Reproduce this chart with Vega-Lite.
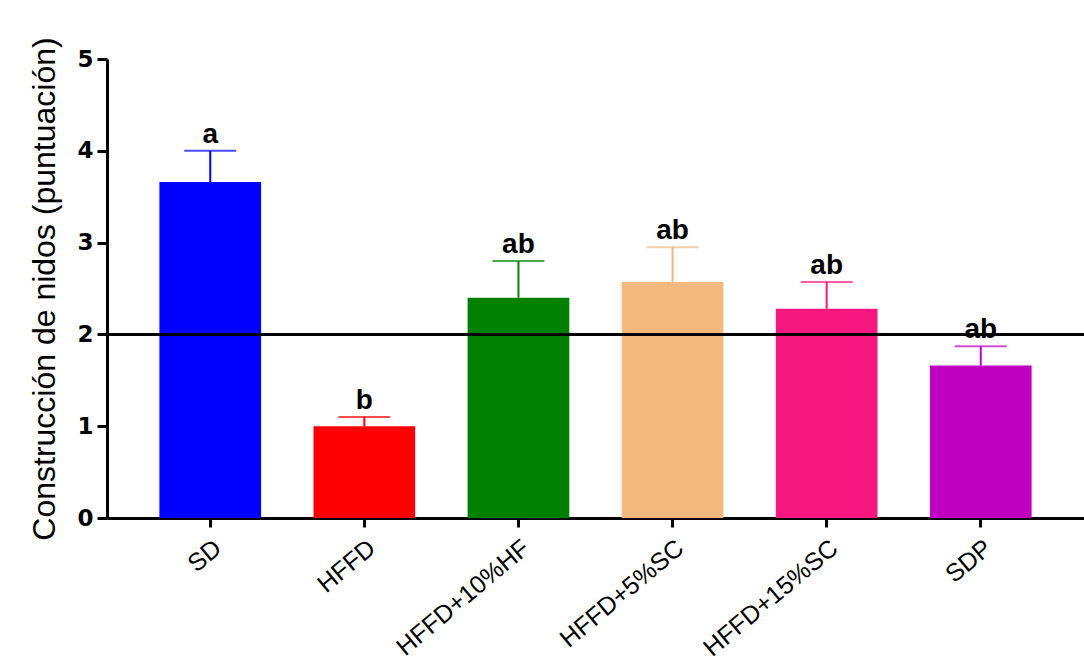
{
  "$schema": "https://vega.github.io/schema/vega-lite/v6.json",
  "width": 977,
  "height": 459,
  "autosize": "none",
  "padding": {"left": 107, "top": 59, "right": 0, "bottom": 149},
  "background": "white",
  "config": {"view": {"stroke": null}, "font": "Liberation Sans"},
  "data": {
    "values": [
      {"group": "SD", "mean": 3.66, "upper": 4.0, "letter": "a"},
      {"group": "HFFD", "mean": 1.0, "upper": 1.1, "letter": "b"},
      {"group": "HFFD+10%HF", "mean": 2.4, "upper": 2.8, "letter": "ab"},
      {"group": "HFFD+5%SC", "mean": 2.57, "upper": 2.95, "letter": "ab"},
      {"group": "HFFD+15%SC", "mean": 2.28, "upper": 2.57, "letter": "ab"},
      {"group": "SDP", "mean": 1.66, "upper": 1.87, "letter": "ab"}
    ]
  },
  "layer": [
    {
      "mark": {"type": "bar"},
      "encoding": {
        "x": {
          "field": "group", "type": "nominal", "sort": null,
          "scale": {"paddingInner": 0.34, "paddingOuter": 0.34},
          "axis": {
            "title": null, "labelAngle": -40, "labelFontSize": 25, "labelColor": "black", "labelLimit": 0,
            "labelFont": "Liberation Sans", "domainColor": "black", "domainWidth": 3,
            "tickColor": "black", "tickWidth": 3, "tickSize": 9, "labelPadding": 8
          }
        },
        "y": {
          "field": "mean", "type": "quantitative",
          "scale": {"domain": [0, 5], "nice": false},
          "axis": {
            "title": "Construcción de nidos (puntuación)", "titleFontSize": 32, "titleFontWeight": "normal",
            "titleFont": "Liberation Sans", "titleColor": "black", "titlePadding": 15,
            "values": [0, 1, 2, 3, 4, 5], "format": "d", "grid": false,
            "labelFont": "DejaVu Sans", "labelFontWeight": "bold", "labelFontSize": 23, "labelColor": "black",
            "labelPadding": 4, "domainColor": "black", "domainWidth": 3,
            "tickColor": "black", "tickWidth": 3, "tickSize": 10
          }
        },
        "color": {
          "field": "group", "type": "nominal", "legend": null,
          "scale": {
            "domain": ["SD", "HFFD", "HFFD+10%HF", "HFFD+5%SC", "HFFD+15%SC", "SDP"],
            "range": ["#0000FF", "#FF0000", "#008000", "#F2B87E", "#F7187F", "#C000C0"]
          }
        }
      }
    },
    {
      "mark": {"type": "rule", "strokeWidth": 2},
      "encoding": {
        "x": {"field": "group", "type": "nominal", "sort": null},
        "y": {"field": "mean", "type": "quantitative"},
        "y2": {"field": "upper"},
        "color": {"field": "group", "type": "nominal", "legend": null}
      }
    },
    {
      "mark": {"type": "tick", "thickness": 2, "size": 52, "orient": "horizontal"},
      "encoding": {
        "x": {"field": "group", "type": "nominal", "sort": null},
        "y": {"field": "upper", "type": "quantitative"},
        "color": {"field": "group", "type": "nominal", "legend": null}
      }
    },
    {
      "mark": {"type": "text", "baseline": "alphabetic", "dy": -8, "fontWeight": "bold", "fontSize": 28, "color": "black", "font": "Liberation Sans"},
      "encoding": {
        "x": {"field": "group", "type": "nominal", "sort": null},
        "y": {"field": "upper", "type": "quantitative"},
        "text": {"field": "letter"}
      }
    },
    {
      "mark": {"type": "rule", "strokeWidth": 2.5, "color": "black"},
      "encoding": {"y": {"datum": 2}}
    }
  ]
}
######
# TASK REQUIREMENTS
Quote all the lines above exactly as given. Do not include the pictures.

# RESULT
Reproduce this chart with Vega-Lite.
{
  "$schema": "https://vega.github.io/schema/vega-lite/v6.json",
  "width": 977,
  "height": 459,
  "autosize": "none",
  "padding": {"left": 107, "top": 59, "right": 0, "bottom": 149},
  "background": "white",
  "config": {"view": {"stroke": null}, "font": "Liberation Sans"},
  "data": {
    "values": [
      {"group": "SD", "mean": 3.66, "upper": 4.0, "letter": "a"},
      {"group": "HFFD", "mean": 1.0, "upper": 1.1, "letter": "b"},
      {"group": "HFFD+10%HF", "mean": 2.4, "upper": 2.8, "letter": "ab"},
      {"group": "HFFD+5%SC", "mean": 2.57, "upper": 2.95, "letter": "ab"},
      {"group": "HFFD+15%SC", "mean": 2.28, "upper": 2.57, "letter": "ab"},
      {"group": "SDP", "mean": 1.66, "upper": 1.87, "letter": "ab"}
    ]
  },
  "layer": [
    {
      "mark": {"type": "bar"},
      "encoding": {
        "x": {
          "field": "group", "type": "nominal", "sort": null,
          "scale": {"paddingInner": 0.34, "paddingOuter": 0.34},
          "axis": {
            "title": null, "labelAngle": -40, "labelFontSize": 25, "labelColor": "black", "labelLimit": 0,
            "labelFont": "Liberation Sans", "domainColor": "black", "domainWidth": 3,
            "tickColor": "black", "tickWidth": 3, "tickSize": 9, "labelPadding": 8
          }
        },
        "y": {
          "field": "mean", "type": "quantitative",
          "scale": {"domain": [0, 5], "nice": false},
          "axis": {
            "title": "Construcción de nidos (puntuación)", "titleFontSize": 32, "titleFontWeight": "normal",
            "titleFont": "Liberation Sans", "titleColor": "black", "titlePadding": 15,
            "values": [0, 1, 2, 3, 4, 5], "format": "d", "grid": false,
            "labelFont": "DejaVu Sans", "labelFontWeight": "bold", "labelFontSize": 23, "labelColor": "black",
            "labelPadding": 4, "domainColor": "black", "domainWidth": 3,
            "tickColor": "black", "tickWidth": 3, "tickSize": 10
          }
        },
        "color": {
          "field": "group", "type": "nominal", "legend": null,
          "scale": {
            "domain": ["SD", "HFFD", "HFFD+10%HF", "HFFD+5%SC", "HFFD+15%SC", "SDP"],
            "range": ["#0000FF", "#FF0000", "#008000", "#F2B87E", "#F7187F", "#C000C0"]
          }
        }
      }
    },
    {
      "mark": {"type": "rule", "strokeWidth": 2},
      "encoding": {
        "x": {"field": "group", "type": "nominal", "sort": null},
        "y": {"field": "mean", "type": "quantitative"},
        "y2": {"field": "upper"},
        "color": {"field": "group", "type": "nominal", "legend": null}
      }
    },
    {
      "mark": {"type": "tick", "thickness": 2, "size": 52, "orient": "horizontal"},
      "encoding": {
        "x": {"field": "group", "type": "nominal", "sort": null},
        "y": {"field": "upper", "type": "quantitative"},
        "color": {"field": "group", "type": "nominal", "legend": null}
      }
    },
    {
      "mark": {"type": "text", "baseline": "alphabetic", "dy": -8, "fontWeight": "bold", "fontSize": 28, "color": "black", "font": "Liberation Sans"},
      "encoding": {
        "x": {"field": "group", "type": "nominal", "sort": null},
        "y": {"field": "upper", "type": "quantitative"},
        "text": {"field": "letter"}
      }
    },
    {
      "mark": {"type": "rule", "strokeWidth": 2.5, "color": "black"},
      "encoding": {"y": {"datum": 2}}
    }
  ]
}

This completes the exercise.